Editorial: Government responsible for structural discrimination behind “dojin” remark

October 20, 2016 Ryukyu Shimpo

At the U.S. military’s Northern Training Area, where helipads are being built, a riot police officer from the Osaka Prefectural Police Department yelled out “dojin,” a derogatory term for “aboriginal,” at protesters opposing the helipad construction on the other side of the fence. The Osaka Prefectural Police Department acknowledged the incident and announced that the officer’s remark was “regrettable.”

The “dojin” remark deeply hurt not only the protesters, but also the hearts of the people of Okinawa. The remark also damaged people’s trust in the police. The supervisors of the riot police squad should make a clear apology to the people of Okinawa, and the department should strictly punish the officer who made the remark on the basis of the Police Law and defamation laws.

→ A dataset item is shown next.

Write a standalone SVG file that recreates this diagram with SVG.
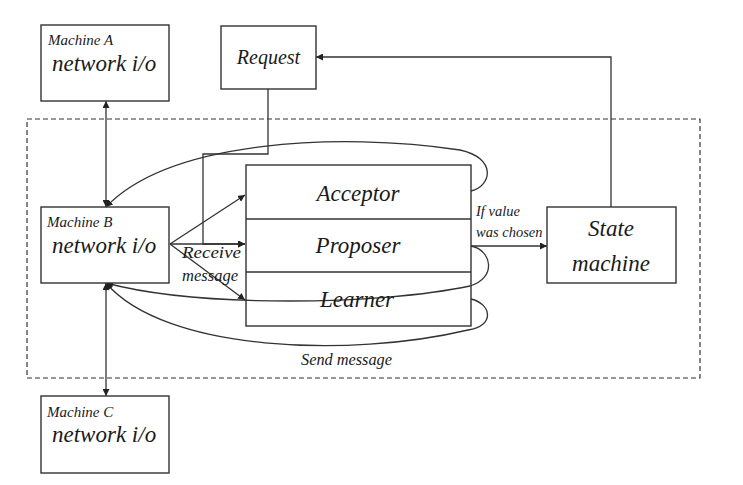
<svg xmlns="http://www.w3.org/2000/svg" width="743" height="485" viewBox="0 0 743 485">
<style>
.box{fill:#fff;stroke:#333;stroke-width:1.4}
.ln{fill:none;stroke:#333;stroke-width:1.3}
.t{font-family:"Liberation Serif",serif;font-style:italic;fill:#1a1a1a}
.big{font-size:23px}
.sm{font-size:15px}
.md{font-size:16px}
</style>
<defs>
<marker id="ah" viewBox="0 0 10 10" refX="10" refY="5" markerWidth="7" markerHeight="7" markerUnits="userSpaceOnUse" orient="auto-start-reverse">
<path d="M0,0 L10,5 L0,10 z" fill="#222"/>
</marker>
</defs>
<rect width="743" height="485" fill="#fff"/>
<rect x="27" y="119" width="673" height="259" fill="none" stroke="#333" stroke-width="1.2" stroke-dasharray="5,3"/>

<g id="connectors">
<line class="ln" x1="106" y1="101" x2="106" y2="207" marker-start="url(#ah)" marker-end="url(#ah)"/>
<line class="ln" x1="106" y1="283" x2="106" y2="396" marker-start="url(#ah)" marker-end="url(#ah)"/>
<path class="ln" d="M268,89 V154 H203 V244 H245" marker-end="url(#ah)"/>
<line class="ln" x1="170" y1="244" x2="245" y2="195" marker-end="url(#ah)"/>
<line class="ln" x1="170" y1="244" x2="245" y2="244" marker-end="url(#ah)"/>
<line class="ln" x1="170" y1="244" x2="245" y2="300" marker-end="url(#ah)"/>
<path class="ln" d="M471,191 C492,186 497,158 460,150 C340,132 170,140 106,207" marker-end="url(#ah)"/>
<path class="ln" d="M471,246 C492,250 497,278 470,286 C380,305 200,308 106,283" marker-end="url(#ah)"/>
<path class="ln" d="M471,299 C492,304 495,326 468,330 C350,358 165,352 106,283" marker-end="url(#ah)"/>
<line class="ln" x1="471" y1="246" x2="547" y2="246" marker-end="url(#ah)"/>
<path class="ln" d="M611,207 V57 H316" marker-end="url(#ah)"/>
<text class="t md" x="182" y="258" textLength="59" lengthAdjust="spacingAndGlyphs">Receive</text>
<text class="t md" x="182" y="281" textLength="56" lengthAdjust="spacingAndGlyphs">message</text>
<text class="t" font-size="14.5" x="476" y="216">If value</text>
<text class="t" font-size="14.5" x="476" y="237">was chosen</text>
<text class="t md" x="301" y="365" textLength="91" lengthAdjust="spacingAndGlyphs">Send message</text>
</g>

<g id="machineA">
<rect class="box" x="41" y="25" width="128" height="76"/>
<text class="t sm" x="48" y="45">Machine A</text>
<text class="t big" x="52" y="71">network i/o</text>
</g>
<g id="request">
<rect class="box" x="221" y="26" width="95" height="63"/>
<text class="t" font-size="20" x="268.5" y="64" text-anchor="middle">Request</text>
</g>
<g id="machineB">
<rect class="box" x="41" y="207" width="128" height="76"/>
<text class="t sm" x="47" y="227">Machine B</text>
<text class="t big" x="52" y="253">network i/o</text>
</g>
<g id="machineC">
<rect class="box" x="41" y="396" width="128" height="77"/>
<text class="t sm" x="47" y="417">Machine C</text>
<text class="t big" x="52" y="442">network i/o</text>
</g>
<g id="paxos">
<rect class="box" x="246" y="165" width="225" height="161" style="fill:none"/>
<line class="ln" x1="246" y1="219" x2="471" y2="219"/>
<line class="ln" x1="246" y1="272" x2="471" y2="272"/>
<text class="t big" x="358" y="201" text-anchor="middle">Acceptor</text>
<text class="t big" x="358" y="253" text-anchor="middle">Proposer</text>
<text class="t big" x="357" y="307" text-anchor="middle">Learner</text>
</g>
<g id="stateMachine">
<rect class="box" x="547" y="207" width="129" height="76"/>
<text class="t big" x="611" y="236" text-anchor="middle">State</text>
<text class="t big" x="611" y="271" text-anchor="middle">machine</text>
</g>
</svg>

The riot police officers at the scene are sent in from all over Japan. The officers’ supervisors also bear responsibility for the discriminatory remark, and must be held accountable for failing to make the officers understand Okinawa’s base issues and the reality of the protesters opposing the construction, and to guide and supervise them to take a neutral position in carrying out their professional duties.

Yelling out “dojin” at protesters on the other side of the fence does nothing to quell their actions, and rather serves as a provocation. Perhaps it reflects the intent of the Abe administration and the Okinawa Defense Bureau, who believe that any hindrance to the construction must be removed.

Okinawa Peace Movement Center leader Hiroji Yamashiro, who allegedly cut the wire of a fence in the training area, was arrested at the advisory of an Okinawa Defense Bureau employee. The arrest has been criticized as a shot taken by the Defense Bureau that reveals its wish to demoralize the protest movement.
The actual leaders of the police activities oppressing the protest movement are the Okinawa Defense Bureau and the Japanese government. The government is resorting to every means possible to achieve the helipad construction, from sending in large-scale riot police forces, conducting unjustified vehicle inspections, removing citizens and newspaper reporters, and sending in Self-Defense Force helicopters,.

It is clear that police activities that deviate from the “fair and impartial” imperative set forth in the Police Law are being carried out at the will of, or under the guidance of, the Japanese government, which considers the helipad construction its absolute priority.

Discrimination against Okinawa is a historical issue. First came the Ryukyu Disposition, followed by the use of Okinawa as a bulwark to stave off an attack on the mainland during World War II, and then allowing the U.S. military occupation of Okinawa after the war and the concentration of U.S. bases here.

The construction of a new base in Henoko and construction of helipads are being carried out against the backdrop of structural discrimination, rooted in history, against Okinawa by the Japanese government.
Okinawans expressed oppositions to the bases in the gubernatorial election, Nago mayoral election, Prefectural Assembly election, and multiple national elections. Government policy that tramples on the will of the people and pushes forward forcefully with the construction of bases can only be called a form of structural discrimination.

Okinawa is not a colony of Japan. The Japanese government’s discriminatory policies are responsible for discrimination against Okinawa and by extension the “dojin” remark at issue. As long as structural discrimination against Okinawa is not remedied, there will be no end to fruitless confrontation.